« La Mesure des choses »: après l’hubris

"La Mesure des Choses"

Avec La Mesure des choses, son nouveau documentaire, Patric Jean propose une réflexion à la fois urgente et poétique sur la démesure de l’homme, l’hubris d’une humanité qui aurait outrepassé les limites de la terre et semé le désordre dans le monde. 

Une fois n’est pas coutume, commençons par la fin. La Mesure des Choses est dédié « à la jeunesse qui se soulève ». Et il faut dire qu’elle en a des raisons, cette jeunesse, de se soulever…

Mais revenons au commencement. La film débute avec de minuscules fourmis, puis nous emmène à la cime d’immenses arbres. Le très petit et le très grand se côtoient. De quoi s’interroger sur le sens de la mesure. Ou faire écho au mythe d’Icare, que son père Dédale encourage à ne voler ni trop bas, ni trop haut.

Contée par Jacques Gamblin, l’adresse de Dédale à son fils va servir de fil d’Ariane à la réflexion menée par Patric Jean. L’inventeur grec met en garde son fils, et à travers lui, l’humanité, contre le danger qui les guette, source annoncée de catastrophes. Ce danger, c’est l’hubris, autrement dit, la démesure de l’homme face aux Dieux (que l’on pourrait aujourd’hui « remplacer » par l’éthique) et à la nature.

L’homme, enivré de pouvoir, a fait du monde son esclave. Mais le monde n’a pas dit son dernier mot, et sa vengeance est en marche.

Derrière ce décor mythologique aux accents philosophiques, la réalité scientifique rattrape l’humanité. Ce que certains appellent l’anthropocène, soit une ère géologique marquée par l’action de l’homme comme force de changement sur terre, est caractérisé par une dégradation de plus en plus nette de la planète.

Au fil d’une promenade en Méditerranée, le cinéaste écoute des pêcheurs, des migrants, des océanographes, des sauveteurs, autant de voix inquiètes qui creusent le tombeau d’une humanité délirante, aveuglée par son hubris, coupable d’avoir dénaturé la nature, et déshumanisé une partie de ses enfants.

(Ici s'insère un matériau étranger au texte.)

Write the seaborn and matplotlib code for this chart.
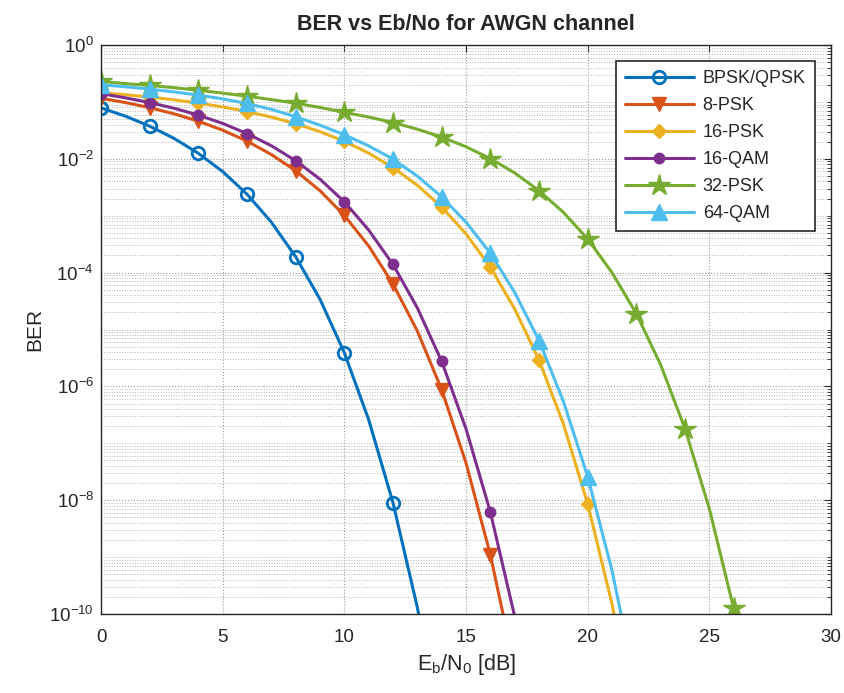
"""BER vs Eb/No curves for several modulations over an AWGN channel."""

import matplotlib
matplotlib.use("Agg")
import matplotlib.pyplot as plt
import matplotlib.ticker as mticker
import seaborn as sns
import pandas as pd
import numpy as np

# Eb/No grid in dB (markers drawn every 2 dB)
ebno_db = list(range(0, 29))

ber_bpsk = [0.0786, 0.0563, 0.0375, 0.0229, 0.0125, 0.00597, 0.00239, 7.7e-4,
            1.9e-4, 3.4e-5, 3.9e-6, 2.6e-7, 9.0e-9, 1.3e-10, 7e-13]
ber_8psk = [0.116, 0.0976, 0.0793, 0.0619, 0.0458, 0.0319, 0.0205, 0.0119,
            0.00617, 0.00275, 0.00101, 2.94e-4, 6.3e-5, 9.4e-6, 8.8e-7, 4.5e-8,
            1.1e-9, 1.1e-11, 3e-14]
ber_16psk = [0.145, 0.134, 0.122, 0.109, 0.0954, 0.0817, 0.0677, 0.0542,
             0.0415, 0.0300, 0.0203, 0.0126, 0.0070, 0.00343, 0.00142, 4.8e-4,
             1.25e-4, 2.3e-5, 2.9e-6, 2.2e-7, 8.6e-9, 1.5e-10, 9e-13]
ber_16qam = [0.14, 0.118, 0.0976, 0.0775, 0.0586, 0.0419, 0.0278, 0.0170,
             0.00924, 0.00439, 0.00176, 5.6e-4, 1.39e-4, 2.4e-5, 2.76e-6,
             1.8e-7, 6.2e-9, 9.1e-11, 4.5e-13]
ber_32psk = [0.23, 0.21, 0.195, 0.178, 0.16, 0.143, 0.126, 0.11, 0.095, 0.08,
             0.0654, 0.0543, 0.0434, 0.0332, 0.0241, 0.0163, 0.0101, 0.00565,
             0.00276, 0.00115, 3.9e-4, 1.0e-4, 1.9e-5, 2.4e-6, 1.8e-7, 7.1e-9,
             1.25e-10, 7.9e-13, 2e-15]
ber_64qam = [0.2, 0.185, 0.168, 0.15, 0.132, 0.113, 0.094, 0.074, 0.055,
             0.039, 0.0265, 0.0169, 0.0099, 0.00496, 0.00215, 7.7e-4, 2.2e-4,
             4.5e-5, 6.4e-6, 5.5e-7, 2.6e-8, 5.8e-10, 5e-12]

labels = ["BPSK/QPSK", "8-PSK", "16-PSK", "16-QAM", "32-PSK", "64-QAM"]
series = [ber_bpsk, ber_8psk, ber_16psk, ber_16qam, ber_32psk, ber_64qam]
colors = ["#0072BD", "#D95319", "#EDB120", "#7E2F8E", "#77AC30", "#4DBEEE"]
markers = ["o", "v", "D", "o", "*", "^"]
msizes = [9, 10, 7.5, 7.5, 16, 11]
hollow = [True, False, False, False, False, False]

sns.set_style("white")
plt.rcParams["font.family"] = ["Liberation Sans", "DejaVu Sans"]
plt.rcParams["mathtext.default"] = "regular"

fig = plt.figure(figsize=(8.44, 6.93), dpi=100)
ax = fig.add_axes([0.1197, 0.114, 0.8649, 0.821])

for lab, ber, col, mk, ms, hol in zip(labels, series, colors, markers, msizes, hollow):
    df = pd.DataFrame({"ebno": ebno_db[:len(ber)], "ber": ber})
    sns.lineplot(
        data=df, x="ebno", y="ber", ax=ax, label=lab, color=col,
        linewidth=2.2, marker=mk, markersize=ms, markevery=2,
        markerfacecolor="none" if hol else col,
        markeredgecolor=col, markeredgewidth=2 if hol else 1,
    )

ax.set_yscale("log")
ax.set_xlim(0, 30)
ax.set_ylim(1e-10, 1)
ax.xaxis.set_major_locator(mticker.MultipleLocator(5))
ax.yaxis.set_major_locator(mticker.FixedLocator([10.0 ** e for e in range(-10, 1, 2)]))
ax.yaxis.set_minor_locator(mticker.LogLocator(base=10, subs=np.arange(1, 10), numticks=40))
ax.yaxis.set_minor_formatter(mticker.NullFormatter())
ax.yaxis.set_major_formatter(mticker.LogFormatterSciNotation())

ax.grid(True, which="major", axis="both", linestyle=":", color="#9a9a9a", linewidth=0.8)
ax.grid(True, which="minor", axis="y", linestyle=":", color="#b5b5b5", linewidth=0.7)

ax.tick_params(which="both", direction="in", top=True, right=True,
               colors="#262626", labelsize=13.5)
ax.tick_params(axis="x", which="major", pad=11)
ax.tick_params(axis="y", which="major", pad=5)
ax.tick_params(which="major", length=5, width=0.8)
ax.tick_params(which="minor", length=3, width=0.6)
for sp in ax.spines.values():
    sp.set_color("#262626")
    sp.set_linewidth(1)

ax.set_title("BER vs Eb/No for AWGN channel", fontsize=15.5, fontweight="bold", pad=11)
ax.set_xlabel("$E_b/N_0$ [dB]", fontsize=15.5, color="#262626", labelpad=4)
ax.set_ylabel("BER", fontsize=15, color="#262626", labelpad=4)

leg = ax.legend(loc="upper right", fontsize=13, frameon=True, fancybox=False,
                edgecolor="#262626", borderaxespad=0.9, handlelength=3.8,
                labelspacing=0.55, borderpad=0.5, handletextpad=0.5)
leg.get_frame().set_linewidth(1.2)
leg.get_frame().set_alpha(1)

fig.savefig("out.png", dpi=100)
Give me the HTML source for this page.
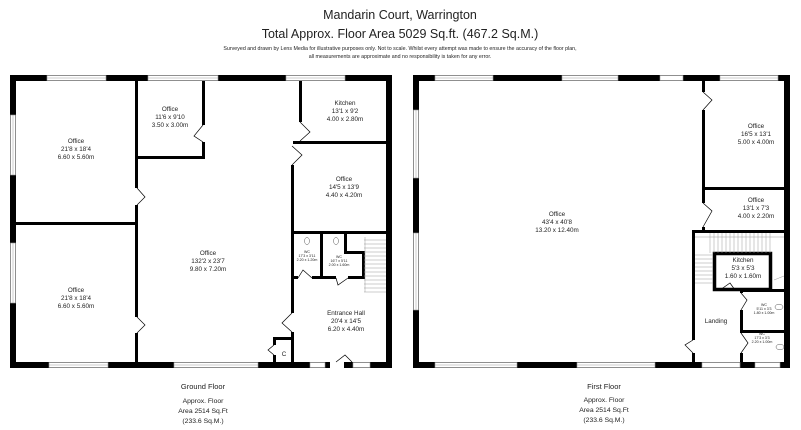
<!DOCTYPE html>
<html><head><meta charset="utf-8"><style>
html,body{margin:0;padding:0;background:#fff}
svg{display:block}
text{font-family:"Liberation Sans",Arial,sans-serif;fill:#222;text-anchor:middle}
.l{font-size:6.3px}
.s{font-size:3.6px}
</style></head><body>
<svg width="801" height="430" viewBox="0 0 801 430" xmlns="http://www.w3.org/2000/svg">
<text x="400" y="19" font-size="12.5">Mandarin Court, Warrington</text>
<text x="400" y="38" font-size="12.5">Total Approx. Floor Area 5029 Sq.ft. (467.2 Sq.M.)</text>
<text x="400" y="50" font-size="5.3">Surveyed and drawn by Lens Media for illustrative purposes only. Not to scale. Whilst every attempt was made to ensure the accuracy of the floor plan,</text>
<text x="400" y="58" font-size="5.3">all measurements are approximate and no responsibility is taken for any error.</text>

<g fill="#000">
<rect x="10" y="75" width="382" height="6"/>
<rect x="10" y="362" width="382" height="6"/>
<rect x="10" y="75" width="6" height="293"/>
<rect x="386" y="75" width="6" height="293"/>
<rect x="135" y="81" width="3" height="107"/>
<rect x="135" y="205" width="3" height="112"/>
<rect x="135" y="333" width="3" height="29"/>
<rect x="16" y="222" width="119" height="3"/>
<rect x="202" y="81" width="3" height="44"/>
<rect x="202" y="142" width="3" height="17"/>
<rect x="135" y="156" width="70" height="3"/>
<rect x="299" y="81" width="3" height="41"/>
<rect x="293" y="141" width="93" height="3"/>
<rect x="291" y="165" width="3" height="148"/>
<rect x="291" y="332" width="3" height="30"/>
<rect x="293" y="231" width="93" height="3"/>
<rect x="320" y="232" width="3" height="46"/>
<rect x="293" y="276" width="5" height="3"/>
<rect x="312" y="276" width="24" height="3"/>
<rect x="348" y="276" width="16" height="3"/>
<rect x="362" y="251" width="3" height="28"/>
<rect x="344" y="232" width="3" height="21"/>
<rect x="344" y="251" width="20" height="3"/>
<rect x="273" y="337" width="20" height="3"/>
<rect x="273" y="337" width="3" height="8"/>
<rect x="273" y="355" width="3" height="7"/>
<rect x="413" y="75" width="377" height="6"/>
<rect x="413" y="362" width="377" height="6"/>
<rect x="413" y="75" width="6" height="293"/>
<rect x="784" y="75" width="6" height="293"/>
<rect x="702" y="81" width="3" height="11"/>
<rect x="702" y="110" width="3" height="93"/>
<rect x="702" y="227" width="3" height="4"/>
<rect x="702" y="187" width="82" height="3"/>
<rect x="692" y="230" width="92" height="3"/>
<rect x="692" y="230" width="3" height="110"/>
<rect x="692" y="353" width="3" height="9"/>
<rect x="740" y="289" width="3" height="4"/>
<rect x="740" y="310" width="3" height="23"/>
<rect x="740" y="353" width="3" height="9"/>
<rect x="740" y="289" width="44" height="3"/>
<rect x="740" y="330" width="44" height="3"/>
</g>
<rect x="714.5" y="253.5" width="56" height="36" fill="none" stroke="#000" stroke-width="3.5"/>

<g fill="#fff" stroke="#999" stroke-width="0.6">
<rect x="47" y="75.5" width="59" height="5"/><rect x="148" y="75.5" width="70" height="5"/><rect x="286" y="75.5" width="59" height="5"/>
<rect x="49" y="362.5" width="59" height="5"/><rect x="174" y="362.5" width="84" height="5"/><rect x="310" y="362.5" width="15" height="5"/><rect x="353" y="362.5" width="17" height="5"/>
<rect x="10.5" y="115" width="5" height="60"/><rect x="10.5" y="243" width="5" height="60"/>
<rect x="435" y="75.5" width="58" height="5"/><rect x="562" y="75.5" width="56" height="5"/><rect x="660" y="75.5" width="23" height="5"/><rect x="720" y="75.5" width="58" height="5"/>
<rect x="435" y="362.5" width="82" height="5"/><rect x="577" y="362.5" width="78" height="5"/><rect x="702" y="362.5" width="38" height="5"/><rect x="755" y="362.5" width="25" height="5"/>
<rect x="413.5" y="110" width="5" height="68"/><rect x="413.5" y="233" width="5" height="77"/>
</g>
<g stroke="#999" stroke-width="0.5">
<line x1="47" y1="78" x2="106" y2="78"/><line x1="148" y1="78" x2="218" y2="78"/><line x1="286" y1="78" x2="345" y2="78"/>
<line x1="49" y1="365" x2="108" y2="365"/><line x1="174" y1="365" x2="258" y2="365"/>
<line x1="13" y1="115" x2="13" y2="175"/><line x1="13" y1="243" x2="13" y2="303"/>
<line x1="435" y1="78" x2="493" y2="78"/><line x1="562" y1="78" x2="618" y2="78"/><line x1="720" y1="78" x2="778" y2="78"/>
<line x1="435" y1="365" x2="517" y2="365"/><line x1="577" y1="365" x2="655" y2="365"/>
<line x1="416" y1="110" x2="416" y2="178"/><line x1="416" y1="233" x2="416" y2="310"/>
</g>
<rect x="330" y="362" width="14" height="6" fill="#fff"/>
<g fill="none" stroke="#000" stroke-width="0.7">
<path d="M137 188 L145 197 L137 205"/><path d="M137 317 L145 325 L137 333"/>
<path d="M203 125 L194 136 L203 142"/><path d="M300 122 L310 132 L300 141"/>
<path d="M292 146 L302 155 L292 165"/><path d="M292 313 L282 323 L292 332"/>
<path d="M274 345 L268 350 L274 355"/><path d="M336 362 L345 355 L352 362"/>
<path d="M298 278 L303 270 L312 278"/><path d="M336 278 L338 285 L348 278"/>
<path d="M703 92 L712 100 L703 110"/><path d="M703 203 L712 211 L703 227"/>
<path d="M693 340 L685 345 L693 353"/><path d="M741 293 L747 300 L741 310"/>
<path d="M741 333 L748 343 L741 353"/><path d="M720 290 L730 283 L735 290"/>
</g>
<g stroke="#999" stroke-width="0.5">
<path d="M365 237 V292 M364 240 H386 M364 244 H386 M364 248 H386 M364 252 H386 M364 256 H386 M364 260 H386 M364 264 H386 M364 268 H386 M364 272 H386 M364 276 H386 M364 280 H386 M364 284 H386 M364 288 H386 M364 292 H386"/>
<path d="M695 237 H784 M710 233 V253 M714 233 V253 M718 233 V253 M722 233 V253 M726 233 V253 M730 233 V253 M734 233 V253 M738 233 V253 M742 233 V253 M746 233 V253 M750 233 V253 M754 233 V253 M758 233 V253 M762 233 V253 M766 233 V253 M770 233 V253 M695 255 H713 M695 259 H713 M695 263 H713 M695 267 H713 M695 271 H713 M695 275 H713 M695 279 H713 M695 283 H713 M774 280 L784 276"/>
</g>
<g fill="none" stroke="#555" stroke-width="0.5">
<ellipse cx="307" cy="241" rx="2.5" ry="3.5"/><ellipse cx="336" cy="241" rx="2.5" ry="3.5"/>
<ellipse cx="779" cy="307" rx="4" ry="2.8"/><ellipse cx="780" cy="347" rx="4" ry="2.8"/>
</g>

<g class="l">
<text x="76" y="143">Office</text><text x="76" y="151">21'8 x 18'4</text><text x="76" y="159">6.60 x 5.60m</text>
<text x="76" y="292">Office</text><text x="76" y="300">21'8 x 18'4</text><text x="76" y="308">6.60 x 5.60m</text>
<text x="170" y="111">Office</text><text x="170" y="119">11'6 x 9'10</text><text x="170" y="127">3.50 x 3.00m</text>
<text x="345" y="105">Kitchen</text><text x="345" y="113">13'1 x 9'2</text><text x="345" y="121">4.00 x 2.80m</text>
<text x="344" y="181">Office</text><text x="344" y="189">14'5 x 13'9</text><text x="344" y="197">4.40 x 4.20m</text>
<text x="208" y="255">Office</text><text x="208" y="263">132'2 x 23'7</text><text x="208" y="271">9.80 x 7.20m</text>
<text x="346" y="315">Entrance Hall</text><text x="346" y="323">20'4 x 14'5</text><text x="346" y="331">6.20 x 4.40m</text>
<text x="284" y="356">C</text>
<text x="557" y="216">Office</text><text x="557" y="224">43'4 x 40'8</text><text x="557" y="232">13.20 x 12.40m</text>
<text x="756" y="128">Office</text><text x="756" y="136">16'5 x 13'1</text><text x="756" y="144">5.00 x 4.00m</text>
<text x="756" y="202">Office</text><text x="756" y="210">13'1 x 7'3</text><text x="756" y="218">4.00 x 2.20m</text>
<text x="743" y="262">Kitchen</text><text x="743" y="270">5'3 x 5'3</text><text x="743" y="278">1.60 x 1.60m</text>
<text x="716" y="323">Landing</text>
</g>
<g class="s">
<text x="307" y="253">WC</text><text x="307" y="257">17'3 x 3'11</text><text x="307" y="261">2.20 x 1.20m</text>
<text x="339" y="258">WC</text><text x="339" y="262">16'7 x 5'11</text><text x="339" y="266">2.00 x 1.60m</text>
<text x="764" y="306">WC</text><text x="764" y="310">5'11 x 3'3</text><text x="764" y="314">1.80 x 1.00m</text>
<text x="762" y="335">WC</text><text x="762" y="339">17'3 x 3'3</text><text x="762" y="343">2.20 x 1.00m</text>
</g>

<text x="203" y="389" font-size="7.5">Ground Floor</text>
<text x="203" y="403" font-size="6.8">Approx. Floor</text>
<text x="203" y="413" font-size="6.8">Area 2514 Sq.Ft</text>
<text x="203" y="423" font-size="6.8">(233.6 Sq.M.)</text>
<text x="604" y="389" font-size="7.5">First Floor</text>
<text x="604" y="402" font-size="6.8">Approx. Floor</text>
<text x="604" y="412" font-size="6.8">Area 2514 Sq.Ft</text>
<text x="604" y="422" font-size="6.8">(233.6 Sq.M.)</text>
</svg>
</body></html>
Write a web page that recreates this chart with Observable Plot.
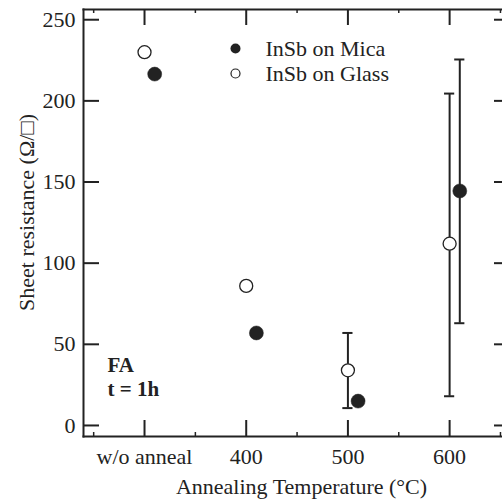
<!DOCTYPE html>
<html>
<head>
<meta charset="utf-8">
<script src="https://cdn.jsdelivr.net/npm/d3@7"></script>
<script src="https://cdn.jsdelivr.net/npm/@observablehq/plot@0.6"></script>
<style>
  html, body { margin: 0; padding: 0; background: #fff; }
</style>
</head>
<body>
<div id="chart"></div>
<script>
// Categories (w/o anneal placed at 300 on the temperature axis)
const temps = [300, 400, 500, 600];
const xTickValues = [300, 400, 500, 600];
const xTickLabels = ["w/o anneal", "400", "500", "600"];
const xMinorTicks = [250, 350, 450, 550, 650];
const yTickValues = [0, 50, 100, 150, 200, 250];

// InSb on Mica (plotted slightly offset to the right)
const micaOffset = 10;
const micaValues = [216.5, 57, 15, 144.5];
const micaErrLow = [null, null, null, 63];
const micaErrHigh = [null, null, null, 225.5];

// InSb on Glass
const glassValues = [230, 86, 34, 112];
const glassErrLow = [null, null, 10.7, 18];
const glassErrHigh = [null, null, 57, 204.5];

const mica = temps.map((t, i) => ({x: t + micaOffset, y: micaValues[i], lo: micaErrLow[i], hi: micaErrHigh[i]}));
const glass = temps.map((t, i) => ({x: t, y: glassValues[i], lo: glassErrLow[i], hi: glassErrHigh[i]}));
const errs = [...mica, ...glass].filter(d => d.lo != null);

const ink = "#222";
const capHalf = 5;
const fs = 22;
const W = 502, H = 501, mL = 83, mR = 0, mT = 9, mB = 65;
const fw = W - mL - mR, fh = H - mT - mB;

const chart = Plot.plot({
  width: W,
  height: H,
  marginLeft: mL,
  marginRight: mR,
  marginTop: mT,
  marginBottom: mB,
  x: {domain: [240, 652], axis: null},
  y: {domain: [-6.8, 256.3], axis: null},
  style: {fontFamily: "'Liberation Serif', 'Times New Roman', serif", fontSize: fs + "px", color: ink, background: "#fff"},
  marks: [
    Plot.frame({anchor: "left", stroke: ink, strokeWidth: 2}),
    Plot.frame({anchor: "top", stroke: ink, strokeWidth: 2}),
    Plot.frame({anchor: "bottom", stroke: ink, strokeWidth: 2}),
    // bottom/top major & minor ticks (inward)
    Plot.tickX(xTickValues, {x: d => d, insetTop: fh - 16, stroke: ink, strokeWidth: 2}),
    Plot.tickX(xTickValues, {x: d => d, insetBottom: fh - 16, stroke: ink, strokeWidth: 2}),
    Plot.tickX(xMinorTicks, {x: d => d, insetTop: fh - 4, stroke: ink, strokeWidth: 1.5}),
    Plot.tickX(xMinorTicks, {x: d => d, insetBottom: fh - 4, stroke: ink, strokeWidth: 1.5}),
    // left/right ticks
    Plot.tickY(yTickValues, {y: d => d, insetRight: fw - 16, stroke: ink, strokeWidth: 2}),
    Plot.tickY(yTickValues, {y: d => d, insetLeft: fw - 8, stroke: ink, strokeWidth: 2}),
    // tick labels
    Plot.text(xTickValues, {x: d => d, text: (d, i) => xTickLabels[i], frameAnchor: "bottom", lineAnchor: "bottom", dy: 27, fill: ink, fontSize: fs}),
    Plot.text(yTickValues, {y: d => d, text: d => String(d), frameAnchor: "left", textAnchor: "end", dx: -8, fill: ink, fontSize: fs}),
    // axis titles
    Plot.text(["Annealing Temperature (°C)"], {frameAnchor: "bottom", textAnchor: "middle", lineAnchor: "bottom", dx: 8.5, dy: 57, fill: ink, fontSize: fs}),
    Plot.text(["Sheet resistance (Ω/□)"], {frameAnchor: "left", textAnchor: "middle", lineAnchor: "bottom", rotate: -90, dx: -50, dy: -10.5, fill: ink, fontSize: fs}),
    // error bars
    Plot.ruleX(errs, {x: "x", y1: "lo", y2: "hi", stroke: ink, strokeWidth: 2}),
    Plot.ruleY(errs, {y: "lo", x1: d => d.x - capHalf, x2: d => d.x + capHalf, stroke: ink, strokeWidth: 2}),
    Plot.ruleY(errs, {y: "hi", x1: d => d.x - capHalf, x2: d => d.x + capHalf, stroke: ink, strokeWidth: 2}),
    // points
    Plot.dot(glass, {x: "x", y: "y", r: 6.5, fill: "#fff", stroke: ink, strokeWidth: 1.3}),
    Plot.dot(mica, {x: "x", y: "y", r: 7, fill: ink, stroke: ink, strokeWidth: 0.5}),
    // legend
    Plot.dot([0], {frameAnchor: "top-left", dx: 152, dy: 39, r: 5, fill: ink}),
    Plot.text(["InSb on Mica"], {frameAnchor: "top-left", textAnchor: "start", lineAnchor: "bottom", dx: 182, dy: 46, fill: ink, fontSize: fs}),
    Plot.dot([0], {frameAnchor: "top-left", dx: 152, dy: 64, r: 4.5, fill: "#fff", stroke: ink, strokeWidth: 1.2}),
    Plot.text(["InSb on Glass"], {frameAnchor: "top-left", textAnchor: "start", lineAnchor: "bottom", dx: 182, dy: 71, fill: ink, fontSize: fs}),
    // annotation
    Plot.text(["FA\nt = 1h"], {frameAnchor: "bottom-left", textAnchor: "start", lineAnchor: "bottom", lineHeight: 24 / 21, dx: 24, dy: -41, fill: ink, fontSize: 21, fontWeight: "bold"})
  ]
});
document.getElementById("chart").appendChild(chart);
</script>
</body>
</html>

Les jeunes hommes croisés sur le port de Tanger crient leur faim et le sentiment permanent d’humiliation qui ne les fait rêver que d’une seule chose, partir. « Quand ta maison brûle, tu sautes dans la mer. » Les pêcheurs qui les côtoient constatent jour après jour la mer qui se vide de ses richesses, tandis qu’une scientifique alerte sur la prolifération des méduses suite au réchauffement climatique, qui pourrait bien pousser quelques 500 millions de personnes à s’engager sur les routes souvent funestes de la migration.

« On a échappé à une souffrance pour venir en trouver une autre ». Qu’ils soient parqués dans les camp de réfugiés ou Moria, ou qu’ils s’épuisent dans les champs du « jardin de l’Europe », comme on appelle le Sud de l’Espagne, ces hommes, ici, qui ont fui la misère en quête d’une plus grande humanité, ne peuvent que déchanter. Et soulignent les évidences, et nos folies. Quand on paye une tomate moins d’un euro le kilo, comment peut-on payer celles et ceux qui la ramassent?

Patric Jean alterne ces témoignages, bouleversants, les conseils inspirés de Dédale à son fils, et des tableaux visuels à la fois sublimes et profondément inquiétants, qui par leur nature profondément géométrique et souvent symétrique, porteuse d’ordre et d’agencement dans le désastre, font écho au désordre du monde, au carnages en cours des différents champs de bataille de l’humanité sur lesquels s’abat la démesure et son cortège de drames, la question migratoire, la catastrophe écologique, les dérives du capitalisme.

Le film est à découvrir ce mercredi 6 octobre en Compétition Officielle au Festival International du Film Francophone de Namur.